TASK
Write each line of the material exactly as given, from the top through the line that contains "0.488, 0.340, 0.344, 0.132, 0.055, 0.052, 0.037, 0.016, 0.036];", and omit all pictures.

====== MATERIAL

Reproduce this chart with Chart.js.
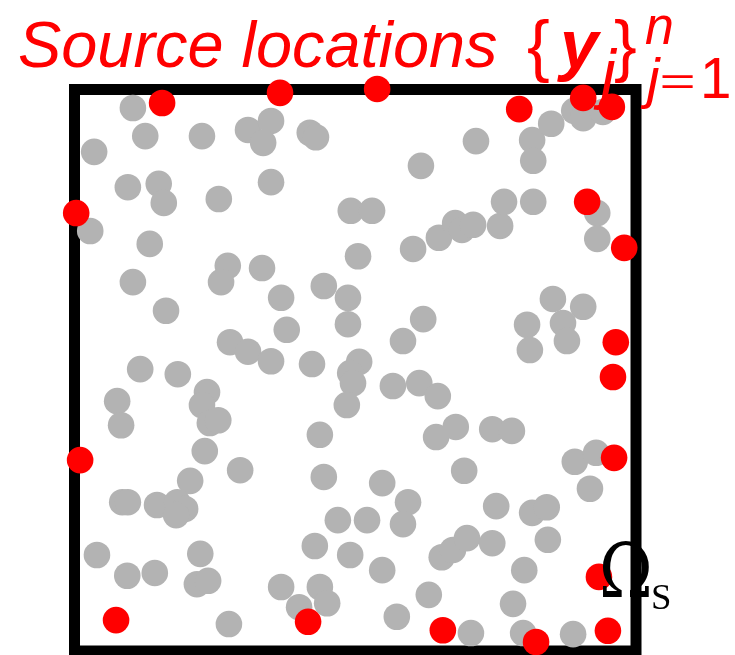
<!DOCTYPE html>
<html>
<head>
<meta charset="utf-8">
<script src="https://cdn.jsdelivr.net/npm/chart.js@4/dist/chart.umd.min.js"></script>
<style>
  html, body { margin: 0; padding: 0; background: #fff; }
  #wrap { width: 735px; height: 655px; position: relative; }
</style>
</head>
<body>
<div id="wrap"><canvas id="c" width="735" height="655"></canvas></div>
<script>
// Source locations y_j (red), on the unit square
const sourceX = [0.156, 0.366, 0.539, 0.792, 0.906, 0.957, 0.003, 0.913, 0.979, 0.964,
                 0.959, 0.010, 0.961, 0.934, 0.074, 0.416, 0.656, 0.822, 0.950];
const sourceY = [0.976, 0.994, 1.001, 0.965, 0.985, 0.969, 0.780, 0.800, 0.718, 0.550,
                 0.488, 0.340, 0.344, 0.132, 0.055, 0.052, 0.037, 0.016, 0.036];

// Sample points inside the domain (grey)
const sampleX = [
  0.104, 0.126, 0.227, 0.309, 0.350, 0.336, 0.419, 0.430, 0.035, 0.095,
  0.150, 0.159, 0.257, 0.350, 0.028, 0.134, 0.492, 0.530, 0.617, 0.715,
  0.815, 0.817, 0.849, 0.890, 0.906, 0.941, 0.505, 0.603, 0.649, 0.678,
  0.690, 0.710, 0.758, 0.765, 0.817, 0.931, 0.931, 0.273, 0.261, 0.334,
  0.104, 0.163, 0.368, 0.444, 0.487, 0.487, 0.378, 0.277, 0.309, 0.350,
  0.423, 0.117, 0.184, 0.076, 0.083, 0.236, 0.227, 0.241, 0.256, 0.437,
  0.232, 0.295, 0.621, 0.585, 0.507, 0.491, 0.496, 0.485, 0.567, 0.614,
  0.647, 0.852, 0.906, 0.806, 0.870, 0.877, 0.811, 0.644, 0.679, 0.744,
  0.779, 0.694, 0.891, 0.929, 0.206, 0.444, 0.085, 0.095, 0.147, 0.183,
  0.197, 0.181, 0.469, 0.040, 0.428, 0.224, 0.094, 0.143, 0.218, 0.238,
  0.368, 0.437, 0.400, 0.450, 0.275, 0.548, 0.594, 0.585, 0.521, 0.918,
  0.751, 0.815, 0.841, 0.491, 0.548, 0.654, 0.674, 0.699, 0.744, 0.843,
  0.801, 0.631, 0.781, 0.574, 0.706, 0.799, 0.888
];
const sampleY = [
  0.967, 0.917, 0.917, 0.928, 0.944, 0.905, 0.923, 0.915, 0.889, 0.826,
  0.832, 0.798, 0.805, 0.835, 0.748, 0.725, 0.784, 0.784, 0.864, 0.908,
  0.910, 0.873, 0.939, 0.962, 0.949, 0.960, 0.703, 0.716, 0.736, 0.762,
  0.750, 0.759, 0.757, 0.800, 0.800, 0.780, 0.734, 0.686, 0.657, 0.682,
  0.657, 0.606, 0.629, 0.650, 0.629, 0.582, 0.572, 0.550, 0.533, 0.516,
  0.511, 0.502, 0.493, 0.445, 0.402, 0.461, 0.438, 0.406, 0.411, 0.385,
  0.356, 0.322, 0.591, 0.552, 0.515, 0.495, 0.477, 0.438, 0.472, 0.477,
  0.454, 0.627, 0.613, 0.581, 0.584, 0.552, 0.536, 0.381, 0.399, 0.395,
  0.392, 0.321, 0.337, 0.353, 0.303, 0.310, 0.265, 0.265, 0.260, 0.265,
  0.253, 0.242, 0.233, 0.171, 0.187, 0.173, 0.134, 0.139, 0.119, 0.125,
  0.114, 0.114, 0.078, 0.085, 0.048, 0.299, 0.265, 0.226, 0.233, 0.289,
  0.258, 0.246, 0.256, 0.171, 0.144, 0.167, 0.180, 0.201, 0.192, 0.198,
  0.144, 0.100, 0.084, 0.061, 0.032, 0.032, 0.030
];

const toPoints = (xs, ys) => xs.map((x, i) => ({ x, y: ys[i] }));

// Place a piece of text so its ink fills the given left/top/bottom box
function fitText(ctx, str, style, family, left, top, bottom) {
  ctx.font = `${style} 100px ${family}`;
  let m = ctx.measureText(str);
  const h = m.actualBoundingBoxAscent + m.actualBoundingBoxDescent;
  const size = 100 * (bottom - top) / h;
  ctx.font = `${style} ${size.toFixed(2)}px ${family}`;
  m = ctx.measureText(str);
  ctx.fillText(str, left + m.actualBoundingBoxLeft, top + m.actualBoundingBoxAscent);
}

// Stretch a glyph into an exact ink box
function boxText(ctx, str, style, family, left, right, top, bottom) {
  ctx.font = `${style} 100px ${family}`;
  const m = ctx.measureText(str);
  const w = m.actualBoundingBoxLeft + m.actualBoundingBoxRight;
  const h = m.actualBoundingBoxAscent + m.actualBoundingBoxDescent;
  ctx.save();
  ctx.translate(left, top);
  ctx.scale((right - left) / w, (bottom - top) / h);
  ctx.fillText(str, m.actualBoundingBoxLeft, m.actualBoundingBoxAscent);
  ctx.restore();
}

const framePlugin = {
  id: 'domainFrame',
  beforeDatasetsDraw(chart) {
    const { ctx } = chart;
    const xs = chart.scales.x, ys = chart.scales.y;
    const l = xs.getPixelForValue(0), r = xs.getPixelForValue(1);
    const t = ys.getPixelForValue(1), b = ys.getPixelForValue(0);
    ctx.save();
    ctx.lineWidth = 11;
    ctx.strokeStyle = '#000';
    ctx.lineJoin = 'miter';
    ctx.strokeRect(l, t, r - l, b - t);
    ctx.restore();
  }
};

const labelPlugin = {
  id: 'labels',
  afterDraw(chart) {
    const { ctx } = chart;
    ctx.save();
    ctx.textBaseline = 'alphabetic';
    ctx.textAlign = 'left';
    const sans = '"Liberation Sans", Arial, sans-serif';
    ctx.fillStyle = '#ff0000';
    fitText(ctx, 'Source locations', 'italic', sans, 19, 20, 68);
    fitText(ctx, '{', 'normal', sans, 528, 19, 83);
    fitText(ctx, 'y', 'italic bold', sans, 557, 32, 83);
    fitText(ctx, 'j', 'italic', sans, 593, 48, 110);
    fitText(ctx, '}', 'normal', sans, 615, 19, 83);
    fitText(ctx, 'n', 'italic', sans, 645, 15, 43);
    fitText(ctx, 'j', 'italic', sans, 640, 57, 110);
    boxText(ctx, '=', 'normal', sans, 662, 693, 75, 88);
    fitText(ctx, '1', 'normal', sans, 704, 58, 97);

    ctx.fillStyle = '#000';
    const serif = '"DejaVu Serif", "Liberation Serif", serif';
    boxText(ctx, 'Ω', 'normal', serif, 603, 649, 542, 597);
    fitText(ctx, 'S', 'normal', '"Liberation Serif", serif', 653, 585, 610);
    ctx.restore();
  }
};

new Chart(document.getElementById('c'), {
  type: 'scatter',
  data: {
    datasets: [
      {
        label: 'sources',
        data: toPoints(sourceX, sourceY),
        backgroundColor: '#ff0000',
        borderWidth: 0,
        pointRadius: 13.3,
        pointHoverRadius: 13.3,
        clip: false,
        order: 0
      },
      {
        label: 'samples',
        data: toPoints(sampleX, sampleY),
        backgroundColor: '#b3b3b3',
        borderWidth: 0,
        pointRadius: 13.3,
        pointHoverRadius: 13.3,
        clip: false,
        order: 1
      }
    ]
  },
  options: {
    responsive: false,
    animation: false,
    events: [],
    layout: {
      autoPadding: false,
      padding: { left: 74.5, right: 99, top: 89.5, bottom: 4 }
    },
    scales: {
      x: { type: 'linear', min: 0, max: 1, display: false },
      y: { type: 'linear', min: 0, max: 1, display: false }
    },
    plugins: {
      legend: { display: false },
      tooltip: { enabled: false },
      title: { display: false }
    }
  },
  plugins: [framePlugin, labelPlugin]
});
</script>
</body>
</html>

============

REPLY
Reproduce this chart with Chart.js.
<!DOCTYPE html>
<html>
<head>
<meta charset="utf-8">
<script src="https://cdn.jsdelivr.net/npm/chart.js@4/dist/chart.umd.min.js"></script>
<style>
  html, body { margin: 0; padding: 0; background: #fff; }
  #wrap { width: 735px; height: 655px; position: relative; }
</style>
</head>
<body>
<div id="wrap"><canvas id="c" width="735" height="655"></canvas></div>
<script>
// Source locations y_j (red), on the unit square
const sourceX = [0.156, 0.366, 0.539, 0.792, 0.906, 0.957, 0.003, 0.913, 0.979, 0.964,
                 0.959, 0.010, 0.961, 0.934, 0.074, 0.416, 0.656, 0.822, 0.950];
const sourceY = [0.976, 0.994, 1.001, 0.965, 0.985, 0.969, 0.780, 0.800, 0.718, 0.550,
                 0.488, 0.340, 0.344, 0.132, 0.055, 0.052, 0.037, 0.016, 0.036];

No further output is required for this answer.